→ Aim of the task
Line by line, repeat the data below exactly, beginning at the first line and ending at the line with "from matplotlib.ticker import". Omit pictures.

━━━━━━━━

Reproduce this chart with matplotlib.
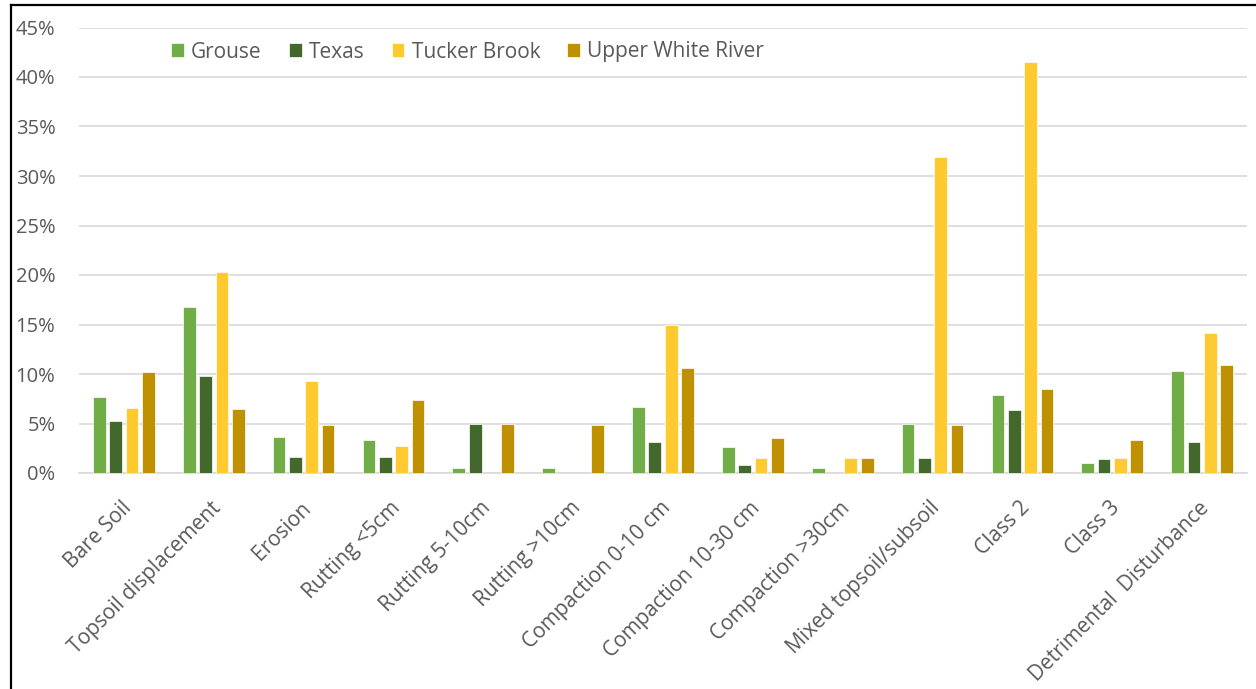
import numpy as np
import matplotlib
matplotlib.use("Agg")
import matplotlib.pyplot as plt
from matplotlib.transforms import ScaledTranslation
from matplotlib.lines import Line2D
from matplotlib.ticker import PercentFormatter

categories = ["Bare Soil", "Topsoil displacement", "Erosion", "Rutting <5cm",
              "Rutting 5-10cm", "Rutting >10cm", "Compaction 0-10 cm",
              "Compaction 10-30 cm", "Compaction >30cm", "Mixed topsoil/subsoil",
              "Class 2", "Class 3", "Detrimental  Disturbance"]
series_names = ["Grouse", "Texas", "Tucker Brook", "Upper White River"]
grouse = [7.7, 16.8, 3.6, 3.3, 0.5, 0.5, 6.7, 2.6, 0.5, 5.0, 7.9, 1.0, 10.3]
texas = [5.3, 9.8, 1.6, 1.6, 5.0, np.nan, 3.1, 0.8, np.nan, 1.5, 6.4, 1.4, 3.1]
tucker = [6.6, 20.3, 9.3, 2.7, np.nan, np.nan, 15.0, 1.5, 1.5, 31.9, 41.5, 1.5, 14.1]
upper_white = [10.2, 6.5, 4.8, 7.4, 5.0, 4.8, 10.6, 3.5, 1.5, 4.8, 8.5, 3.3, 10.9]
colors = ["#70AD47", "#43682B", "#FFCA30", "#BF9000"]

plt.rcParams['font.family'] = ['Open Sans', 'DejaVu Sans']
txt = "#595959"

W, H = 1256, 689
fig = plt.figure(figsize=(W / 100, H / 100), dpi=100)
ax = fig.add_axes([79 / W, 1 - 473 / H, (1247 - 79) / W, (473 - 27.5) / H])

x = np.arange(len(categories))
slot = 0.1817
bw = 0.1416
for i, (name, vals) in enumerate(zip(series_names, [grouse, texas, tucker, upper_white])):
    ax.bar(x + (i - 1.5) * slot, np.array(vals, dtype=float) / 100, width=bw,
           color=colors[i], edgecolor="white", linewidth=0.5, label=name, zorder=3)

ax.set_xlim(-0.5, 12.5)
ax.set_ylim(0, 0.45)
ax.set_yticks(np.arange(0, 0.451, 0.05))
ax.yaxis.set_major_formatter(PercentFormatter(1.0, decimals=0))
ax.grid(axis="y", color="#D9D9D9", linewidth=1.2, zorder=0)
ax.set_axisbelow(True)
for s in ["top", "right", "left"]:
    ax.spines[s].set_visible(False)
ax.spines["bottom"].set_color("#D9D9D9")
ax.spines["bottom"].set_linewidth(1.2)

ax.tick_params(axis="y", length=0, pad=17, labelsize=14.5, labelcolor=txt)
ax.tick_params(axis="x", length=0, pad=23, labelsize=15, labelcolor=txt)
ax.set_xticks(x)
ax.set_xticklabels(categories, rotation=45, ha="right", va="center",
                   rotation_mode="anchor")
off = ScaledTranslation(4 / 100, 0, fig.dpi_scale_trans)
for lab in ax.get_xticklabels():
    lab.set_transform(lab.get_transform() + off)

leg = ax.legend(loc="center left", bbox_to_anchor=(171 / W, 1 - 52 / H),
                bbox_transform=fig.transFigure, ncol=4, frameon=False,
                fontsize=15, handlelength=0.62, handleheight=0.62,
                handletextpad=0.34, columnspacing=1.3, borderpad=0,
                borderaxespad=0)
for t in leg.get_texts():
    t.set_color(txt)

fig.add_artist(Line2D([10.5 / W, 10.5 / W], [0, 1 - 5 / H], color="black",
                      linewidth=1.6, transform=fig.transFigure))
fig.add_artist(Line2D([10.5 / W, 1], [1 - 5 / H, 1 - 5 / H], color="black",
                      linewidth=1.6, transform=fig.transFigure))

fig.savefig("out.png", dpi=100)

━━━━━━━━

→ Worked answer
Reproduce this chart with matplotlib.
import numpy as np
import matplotlib
matplotlib.use("Agg")
import matplotlib.pyplot as plt
from matplotlib.transforms import ScaledTranslation
from matplotlib.lines import Line2D
from matplotlib.ticker import PercentFormatter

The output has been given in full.